In a DnD adventure, the GM (or the book) provides the Main Story, complete with its various possible paths and conclusions. Meanwhile the players provide the characters, complete with their backstories, their interactions and possible evolutions during the adventure. But the Main Story stands, exists in itself. And it can be played with other characters.
Since BG3 aims at providing a DnD experience, a lot of the writing should probably focus on making sure that the Main Story is good and can stand on its own. Making memorable characters, with personal stories, personalities, etc, is a welcome bonus of course. But it should not be what carries all of the game, or the heavier load of it. I have previously requested that all story paths are equally good. But, also, please make sure that your story is
good. Equal importance of the party members (PC and NPC companions).
If this is to be anything like a tabletop adventure, all the characters in the party should be equally important
This importance includes :
- (a) Receiving special attention from the GM (often in the form of a quest that revolves around them), and thus having more screen-time/roleplay-time.

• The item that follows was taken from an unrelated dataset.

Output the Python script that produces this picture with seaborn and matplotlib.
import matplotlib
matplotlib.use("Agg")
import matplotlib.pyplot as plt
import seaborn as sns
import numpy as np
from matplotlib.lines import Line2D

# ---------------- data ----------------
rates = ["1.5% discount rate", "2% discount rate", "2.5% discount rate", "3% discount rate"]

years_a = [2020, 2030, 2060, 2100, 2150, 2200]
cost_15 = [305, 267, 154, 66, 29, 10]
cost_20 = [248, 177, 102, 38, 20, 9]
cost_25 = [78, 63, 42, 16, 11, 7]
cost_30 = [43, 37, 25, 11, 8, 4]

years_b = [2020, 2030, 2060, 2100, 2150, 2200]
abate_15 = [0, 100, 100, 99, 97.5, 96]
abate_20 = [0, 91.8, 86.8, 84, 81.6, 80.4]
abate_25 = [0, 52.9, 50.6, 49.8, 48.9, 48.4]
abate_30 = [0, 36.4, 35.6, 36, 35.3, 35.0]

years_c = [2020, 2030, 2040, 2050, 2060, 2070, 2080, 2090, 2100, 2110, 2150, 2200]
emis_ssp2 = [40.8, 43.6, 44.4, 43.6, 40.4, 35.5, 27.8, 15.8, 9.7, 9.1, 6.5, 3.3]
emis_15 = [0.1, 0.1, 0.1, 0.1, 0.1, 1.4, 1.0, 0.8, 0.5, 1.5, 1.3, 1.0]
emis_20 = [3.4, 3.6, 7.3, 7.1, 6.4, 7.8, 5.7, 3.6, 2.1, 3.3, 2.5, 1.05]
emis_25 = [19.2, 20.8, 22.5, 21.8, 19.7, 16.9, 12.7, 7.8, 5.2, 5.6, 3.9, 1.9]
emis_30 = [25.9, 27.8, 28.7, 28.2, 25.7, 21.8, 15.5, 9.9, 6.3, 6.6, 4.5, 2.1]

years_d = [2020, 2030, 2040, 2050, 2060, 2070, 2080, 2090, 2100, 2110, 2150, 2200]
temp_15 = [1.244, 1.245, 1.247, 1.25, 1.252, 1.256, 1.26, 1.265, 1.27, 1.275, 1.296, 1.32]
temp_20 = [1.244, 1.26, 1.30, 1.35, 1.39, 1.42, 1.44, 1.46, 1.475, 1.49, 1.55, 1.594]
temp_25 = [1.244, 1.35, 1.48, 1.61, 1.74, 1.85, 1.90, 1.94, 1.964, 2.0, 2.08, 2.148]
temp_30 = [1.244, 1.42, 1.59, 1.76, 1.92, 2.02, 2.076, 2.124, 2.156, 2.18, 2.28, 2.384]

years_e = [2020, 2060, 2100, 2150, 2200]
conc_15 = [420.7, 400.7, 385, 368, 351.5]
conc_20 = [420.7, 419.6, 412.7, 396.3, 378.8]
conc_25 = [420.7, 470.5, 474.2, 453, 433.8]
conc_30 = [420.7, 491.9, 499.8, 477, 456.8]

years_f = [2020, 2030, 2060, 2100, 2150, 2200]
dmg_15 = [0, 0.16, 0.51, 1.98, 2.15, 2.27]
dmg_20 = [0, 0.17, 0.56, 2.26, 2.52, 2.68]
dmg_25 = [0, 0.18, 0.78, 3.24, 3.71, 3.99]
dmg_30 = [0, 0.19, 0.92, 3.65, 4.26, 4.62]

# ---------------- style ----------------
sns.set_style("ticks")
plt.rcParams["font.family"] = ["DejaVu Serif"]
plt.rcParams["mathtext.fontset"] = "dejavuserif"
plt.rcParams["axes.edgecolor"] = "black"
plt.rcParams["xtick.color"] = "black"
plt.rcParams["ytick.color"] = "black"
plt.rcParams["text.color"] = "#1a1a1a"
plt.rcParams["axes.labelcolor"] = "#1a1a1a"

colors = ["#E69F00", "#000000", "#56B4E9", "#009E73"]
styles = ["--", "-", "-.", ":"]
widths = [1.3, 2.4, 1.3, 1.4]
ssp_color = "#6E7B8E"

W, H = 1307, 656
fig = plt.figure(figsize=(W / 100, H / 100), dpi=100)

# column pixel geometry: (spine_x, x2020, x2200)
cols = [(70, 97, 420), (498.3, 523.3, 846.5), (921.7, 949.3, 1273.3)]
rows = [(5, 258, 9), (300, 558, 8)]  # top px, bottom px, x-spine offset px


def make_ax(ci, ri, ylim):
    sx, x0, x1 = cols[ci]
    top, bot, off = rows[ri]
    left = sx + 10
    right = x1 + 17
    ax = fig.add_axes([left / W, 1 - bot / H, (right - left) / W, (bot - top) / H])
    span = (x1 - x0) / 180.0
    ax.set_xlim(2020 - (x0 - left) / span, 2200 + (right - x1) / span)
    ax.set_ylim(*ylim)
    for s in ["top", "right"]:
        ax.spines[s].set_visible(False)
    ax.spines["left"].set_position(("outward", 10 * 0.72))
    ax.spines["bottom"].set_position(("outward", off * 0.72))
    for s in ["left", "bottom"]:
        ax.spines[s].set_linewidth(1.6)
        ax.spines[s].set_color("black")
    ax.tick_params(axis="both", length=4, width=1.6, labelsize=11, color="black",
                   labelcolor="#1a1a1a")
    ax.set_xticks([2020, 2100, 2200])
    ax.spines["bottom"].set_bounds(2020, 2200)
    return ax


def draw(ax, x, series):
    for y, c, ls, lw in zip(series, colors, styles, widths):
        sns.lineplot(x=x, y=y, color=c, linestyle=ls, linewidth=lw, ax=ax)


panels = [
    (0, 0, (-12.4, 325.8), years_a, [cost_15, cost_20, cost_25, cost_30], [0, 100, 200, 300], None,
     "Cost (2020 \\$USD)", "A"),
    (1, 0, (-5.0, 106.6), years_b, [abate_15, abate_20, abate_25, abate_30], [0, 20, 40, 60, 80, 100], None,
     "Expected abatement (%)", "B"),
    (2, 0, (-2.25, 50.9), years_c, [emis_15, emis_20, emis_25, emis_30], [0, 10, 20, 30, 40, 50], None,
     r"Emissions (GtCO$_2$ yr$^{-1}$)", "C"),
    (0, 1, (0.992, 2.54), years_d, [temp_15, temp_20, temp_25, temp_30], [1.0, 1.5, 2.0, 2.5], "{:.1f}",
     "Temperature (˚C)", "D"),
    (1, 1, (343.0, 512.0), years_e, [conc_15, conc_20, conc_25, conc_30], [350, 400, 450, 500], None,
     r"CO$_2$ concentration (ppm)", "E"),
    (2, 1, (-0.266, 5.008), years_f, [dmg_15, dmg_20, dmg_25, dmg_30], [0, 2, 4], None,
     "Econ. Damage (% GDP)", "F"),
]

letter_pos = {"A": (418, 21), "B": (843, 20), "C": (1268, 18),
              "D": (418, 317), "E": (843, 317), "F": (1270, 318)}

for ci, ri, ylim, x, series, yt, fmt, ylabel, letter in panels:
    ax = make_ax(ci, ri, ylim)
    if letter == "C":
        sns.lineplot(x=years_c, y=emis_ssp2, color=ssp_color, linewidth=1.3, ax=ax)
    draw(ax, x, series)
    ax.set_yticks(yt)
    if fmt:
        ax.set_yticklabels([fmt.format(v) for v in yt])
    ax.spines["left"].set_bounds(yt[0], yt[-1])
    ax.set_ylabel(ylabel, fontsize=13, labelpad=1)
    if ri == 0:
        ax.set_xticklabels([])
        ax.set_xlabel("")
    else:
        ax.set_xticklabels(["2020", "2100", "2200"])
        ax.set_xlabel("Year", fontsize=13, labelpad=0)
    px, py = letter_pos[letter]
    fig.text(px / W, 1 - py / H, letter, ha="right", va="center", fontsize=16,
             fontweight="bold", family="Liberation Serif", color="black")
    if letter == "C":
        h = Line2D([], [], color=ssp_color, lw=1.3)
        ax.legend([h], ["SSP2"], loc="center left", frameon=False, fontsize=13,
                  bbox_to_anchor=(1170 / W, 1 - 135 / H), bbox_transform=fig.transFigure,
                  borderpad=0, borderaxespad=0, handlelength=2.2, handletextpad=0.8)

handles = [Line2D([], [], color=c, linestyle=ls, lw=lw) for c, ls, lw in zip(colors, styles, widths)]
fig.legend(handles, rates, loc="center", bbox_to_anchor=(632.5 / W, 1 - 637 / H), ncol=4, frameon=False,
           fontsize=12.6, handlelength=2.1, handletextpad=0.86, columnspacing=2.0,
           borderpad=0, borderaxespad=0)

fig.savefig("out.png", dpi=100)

- (b) Being more connected to the Main Story.
- (c) Being More Hero in the end (discussed in the next item).
Given that it will be possible to play BG3 with friends, it would certainly be nicer if we didn't have to decide from the start who will get to play the Main Character and who will have to settle for a Supporting Character.
Between the OCs, that equal relative importance seems baked-in. Since a SCC will have a Backstory, and possibly a personal quest, they will probably receive as much screen-time as the OCs, in a natural-enough way. Given how much you seem invested in the OCs, I doubt you plan to make the SCC a More Special One who is more connected to the Main Story (like Gorion's Ward).
The FCC can't be given a backstory. Which makes it harder to receive a lot of special screen-time or connection to the Main Story. Players who want those should play with a SCC or an OC. Making one character be the More-Main Character : becoming the Hero.
Some players, especially when playing solo, and even when playing with an OC, might want their character to still be the Truly Main Character and thus be more important than the other party members. It's probably not really the general DnD spirit, but still, here's at least one idea to accommodate it.
One member of the party could, at the end of the game, be hailed as More-Hero Of Baldur's Gate
than the others (for the sake of example, assuming we are to save Baldur's Gate from a terrible fate, like in BG1).
The distinction between that character and the other party members should occur toward the end of the adventure.
Finally, this distinction should result from a choice or an action
made by that character. Ideally, this would be optional, and anywhere between none and all the members of the party could do it. (In solo gaming, the single player could fully choose for each of the NPC companions, or this could be completely determined by previous events/quests/etc, or something in between.)
Said otherwise, being remembered in-world as Hero/Mainmost Character would effectively be a game ending. It would be achieved/unlocked through choices and action during the game, instead of being granted at character creation. And it would emphasise player agency.